FINRA arbitration allows investors to seek compensation directly from broker-dealers and associated persons for misconduct, including:

  • Reg BI violations

  • Unsuitable investment recommendations

  • Failure to supervise brokers

  • Misrepresentations or omissions


How The White Law Group Can Help Investors

The White Law Group represents investors nationwide in FINRA arbitration claims involving broker misconduct and supervisory failures. If you invested through Carter Terry & Company or worked with Donald Spivey and experienced investment losses, you may have legal options.

Free Consultation Available
Our firm can review your account, explain your rights, and determine whether FINRA arbitration may be appropriate.

FAQs About Carter Terry & Company and FINRA Sanctions

1. What was Carter Terry & Company sanctioned for by FINRA?
FINRA sanctioned Carter Terry & Company for failing to establish, maintain, and enforce a supervisory system and written policies reasonably designed to comply with Regulation Best Interest (Reg BI), specifically the Care Obligation, in connection with Unit Investment Trust (UIT) recommendations. The firm was censured, fined $75,000, ordered to pay more than $176,000 in restitution, and required to undertake corrective compliance measures.

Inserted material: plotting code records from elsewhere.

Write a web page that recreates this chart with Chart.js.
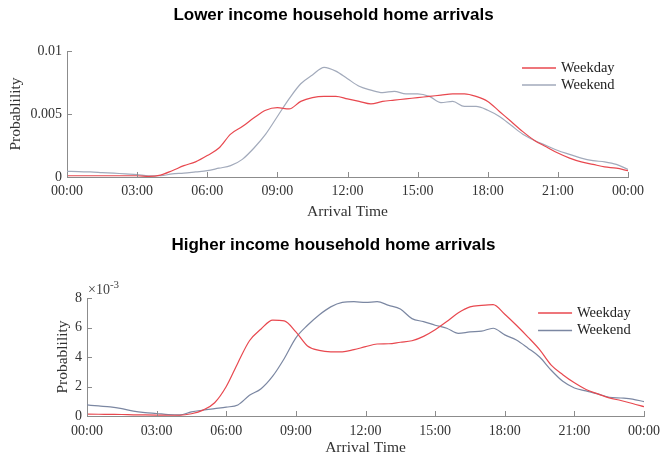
<!DOCTYPE html>
<html>
<head>
<meta charset="utf-8">
<script src="https://cdn.jsdelivr.net/npm/chart.js@4.4.0/dist/chart.umd.min.js"></script>
<style>
  body { margin: 0; background: #fff; }
  #wrap { position: relative; width: 667px; height: 457px; }
  .title {
    position: absolute; left: 0; width: 667px; text-align: center;
    font: bold 17px "Liberation Sans", Arial, sans-serif; color: #000; z-index: 2;
  }
  canvas { position: absolute; left: 0; }
</style>
</head>
<body>
<div id="wrap">
  <div class="title" style="top:5px">Lower income household home arrivals</div>
  <div class="title" style="top:235px">Higher income household home arrivals</div>
  <canvas id="lowChart" style="top:0" width="667" height="228"></canvas>
  <canvas id="highChart" style="top:228px" width="667" height="229"></canvas>
</div>
<script>
// half-hour steps, 00:00 to 24:00
const hours = [0, 0.5, 1, 1.5, 2, 2.5, 3, 3.5, 4, 4.5, 5, 5.5, 6, 6.5, 7, 7.5, 8, 8.5, 9, 9.5,
  10, 10.5, 11, 11.5, 12, 12.5, 13, 13.5, 14, 14.5, 15, 15.5, 16, 16.5, 17, 17.5, 18, 18.5, 19, 19.5,
  20, 20.5, 21, 21.5, 22, 22.5, 23, 23.5, 24];

const timeLabels = ['00:00', '03:00', '06:00', '09:00', '12:00', '15:00', '18:00', '21:00', '00:00'];
const seriesNames = ['Weekday', 'Weekend'];

// lower income
const lowWeekday = [0.0001, 0.0001, 0.0001, 0.0001, 0.0001, 0.0001, 0.0001, 0.00005, 0.00015, 0.0005,
  0.0009, 0.0012, 0.0017, 0.0023, 0.0034, 0.0040, 0.0047, 0.0053, 0.0055, 0.0054,
  0.0060, 0.0063, 0.0064, 0.0064, 0.0062, 0.0060, 0.0058, 0.0060, 0.0061, 0.0062,
  0.0063, 0.0064, 0.0065, 0.0066, 0.0066, 0.0064, 0.0060, 0.0052, 0.0044, 0.0036,
  0.0029, 0.0024, 0.0019, 0.0015, 0.0012, 0.0010, 0.0008, 0.0007, 0.0005];
const lowWeekend = [0.00045, 0.00042, 0.0004, 0.00035, 0.0003, 0.00025, 0.0002, 0.0001, 0.0001, 0.00025,
  0.0003, 0.0004, 0.0005, 0.0007, 0.0009, 0.0014, 0.0023, 0.0034, 0.0048, 0.0062,
  0.0074, 0.0081, 0.0087, 0.0084, 0.0078, 0.0072, 0.0069, 0.0067, 0.0068, 0.0066,
  0.0066, 0.0064, 0.0059, 0.0060, 0.0056, 0.0056, 0.0053, 0.0048, 0.0041, 0.0034,
  0.0029, 0.0025, 0.0021, 0.0018, 0.0015, 0.0013, 0.0012, 0.0010, 0.0006];
const lowYTicks = ['0', '0.005', '0.01'];

// higher income (x 10^-3)
const highWeekday = [0.13, 0.12, 0.11, 0.1, 0.08, 0.07, 0.06, 0.05, 0.05, 0.15,
  0.4, 0.9, 2.0, 3.6, 5.1, 5.9, 6.5, 6.45, 5.7, 4.75,
  4.45, 4.35, 4.35, 4.5, 4.7, 4.88, 4.9, 5.0, 5.1, 5.4,
  5.85, 6.4, 7.0, 7.4, 7.5, 7.55, 6.9, 6.15, 5.35, 4.5,
  3.45, 2.8, 2.25, 1.8, 1.5, 1.23, 1.05, 0.85, 0.63];
const highWeekend = [0.75, 0.68, 0.62, 0.5, 0.33, 0.23, 0.17, 0.1, 0.07, 0.28,
  0.4, 0.5, 0.6, 0.75, 1.4, 1.85, 2.7, 3.9, 5.3, 6.15,
  6.85, 7.4, 7.7, 7.75, 7.7, 7.75, 7.5, 7.25, 6.6, 6.4,
  6.15, 5.95, 5.6, 5.7, 5.75, 5.95, 5.5, 5.15, 4.6, 4.0,
  3.1, 2.35, 1.9, 1.7, 1.5, 1.27, 1.22, 1.15, 0.97];
const highYTicks = ['0', '2', '4', '6', '8'];

const serif = '"Liberation Serif", "Times New Roman", serif';
const axisColor = '#8c8c8c';
const redLine = '#e8484f';

const toPoints = vals => hours.map((h, i) => ({ x: h, y: vals[i] }));

// small inward tick marks, a legend inside the plot, and the exponent label
const extrasPlugin = {
  id: 'extras',
  afterDraw(chart, args, opts) {
    const ctx = chart.ctx;
    const { left, right, top, bottom } = chart.chartArea;
    const xs = chart.scales.x, ys = chart.scales.y;
    ctx.save();
    ctx.strokeStyle = axisColor;
    ctx.lineWidth = 1;
    ctx.beginPath();
    xs.ticks.forEach(t => {
      const px = Math.round(xs.getPixelForValue(t.value)) + 0.5;
      ctx.moveTo(px, bottom); ctx.lineTo(px, bottom - 5);
    });
    ys.ticks.forEach(t => {
      const py = Math.round(ys.getPixelForValue(t.value)) + 0.5;
      ctx.moveTo(left, py); ctx.lineTo(left + 5, py);
    });
    ctx.stroke();

    // legend
    ctx.font = '14.5px ' + serif;
    ctx.textBaseline = 'middle';
    ctx.textAlign = 'left';
    chart.data.datasets.forEach((ds, i) => {
      const y = top + opts.legendY + i * opts.legendGap;
      const x0 = right - opts.legendX;
      ctx.strokeStyle = ds.borderColor;
      ctx.lineWidth = 1.3;
      ctx.beginPath();
      ctx.moveTo(x0, y); ctx.lineTo(x0 + 34, y);
      ctx.stroke();
      ctx.fillStyle = '#222';
      ctx.fillText(ds.label, x0 + 39, y);
    });

    if (opts.exponent) {
      ctx.fillStyle = '#444';
      ctx.textBaseline = 'alphabetic';
      ctx.font = '14px ' + serif;
      ctx.fillText('\u00d710', left + 1, top - 4);
      const w = ctx.measureText('\u00d710').width;
      ctx.font = '11px ' + serif;
      ctx.fillText('-3', left + 1 + w, top - 10);
    }
    ctx.restore();
  }
};

function makeChart(id, weekday, weekend, yMax, yStep, yTicks, weekendColor, geo) {
  return new Chart(document.getElementById(id), {
    type: 'line',
    data: {
      datasets: [
        { label: seriesNames[0], data: toPoints(weekday), borderColor: redLine },
        { label: seriesNames[1], data: toPoints(weekend), borderColor: weekendColor }
      ]
    },
    options: {
      responsive: false,
      animation: false,
      layout: { padding: { left: geo.padLeft, right: geo.padRight, top: geo.padTop, bottom: 0 } },
      elements: {
        point: { radius: 0 },
        line: { borderWidth: 1.2, cubicInterpolationMode: 'monotone', fill: false }
      },
      plugins: {
        legend: { display: false },
        tooltip: { enabled: false },
        extras: geo.extras
      },
      scales: {
        x: {
          type: 'linear', min: 0, max: 24,
          afterFit: s => { s.height = geo.xHeight; },
          grid: { drawOnChartArea: false, drawTicks: false },
          border: { color: axisColor },
          ticks: {
            stepSize: 3, padding: geo.xTickPad, maxRotation: 0, color: '#333',
            font: { family: serif, size: 14 },
            callback: v => timeLabels[v / 3]
          },
          title: {
            display: true, text: 'Arrival Time', color: '#333',
            font: { family: serif, size: 15.5 }, padding: geo.xTitlePad
          }
        },
        y: {
          min: 0, max: yMax,
          afterFit: s => { s.width = geo.yWidth; },
          grid: { drawOnChartArea: false, drawTicks: false },
          border: { color: axisColor },
          ticks: {
            stepSize: yStep, padding: 5, color: '#333',
            font: { family: serif, size: 14 },
            callback: (v, i) => yTicks[i]
          },
          title: {
            display: true, text: 'Probablility', color: '#333',
            font: { family: serif, size: 15.5 }, padding: geo.yTitlePad
          }
        }
      }
    },
    plugins: [extrasPlugin]
  });
}

makeChart('lowChart', lowWeekday, lowWeekend, 0.01, 0.005, lowYTicks, '#a2aabb', {
  padLeft: 0, padRight: 39, padTop: 51, xHeight: 51, yWidth: 67, xTickPad: 6,
  xTitlePad: { top: 7, bottom: 7 }, yTitlePad: { top: 7, bottom: 7 },
  extras: { legendX: 106, legendY: 17, legendGap: 17, exponent: false }
});

makeChart('highChart', highWeekday, highWeekend, 8, 2, highYTicks, '#7b87a2', {
  padLeft: 44, padRight: 18, padTop: 70, xHeight: 41, yWidth: 43, xTickPad: 7,
  xTitlePad: { top: 0, bottom: 0 }, yTitlePad: { top: 10, bottom: 10 },
  extras: { legendX: 106, legendY: 15, legendGap: 17.5, exponent: true }
});
</script>
</body>
</html>
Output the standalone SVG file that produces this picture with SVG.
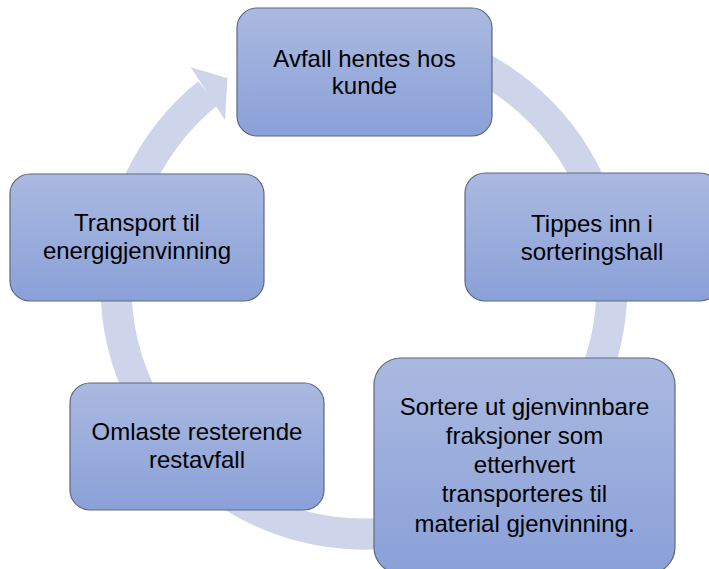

2. What does a permanent FINRA bar mean for broker Donald Franklin Spivey?
A permanent FINRA bar means that Donald Franklin Spivey is prohibited from acting as a broker or associating with any FINRA member firm in any capacity. FINRA imposed the bar after Spivey refused to appear for on-the-record testimony during an investigation into whether his investment recommendations were suitable and in the best interests of retail customers.

3. Can investors recover losses related to Carter Terry & Company or Donald Spivey?
Investors who suffered losses may be able to pursue recovery through FINRA arbitration if the losses were caused by unsuitable recommendations, Reg BI violations, or supervisory failures. Each case depends on the specific facts, including the investments involved, account objectives, and disclosures provided.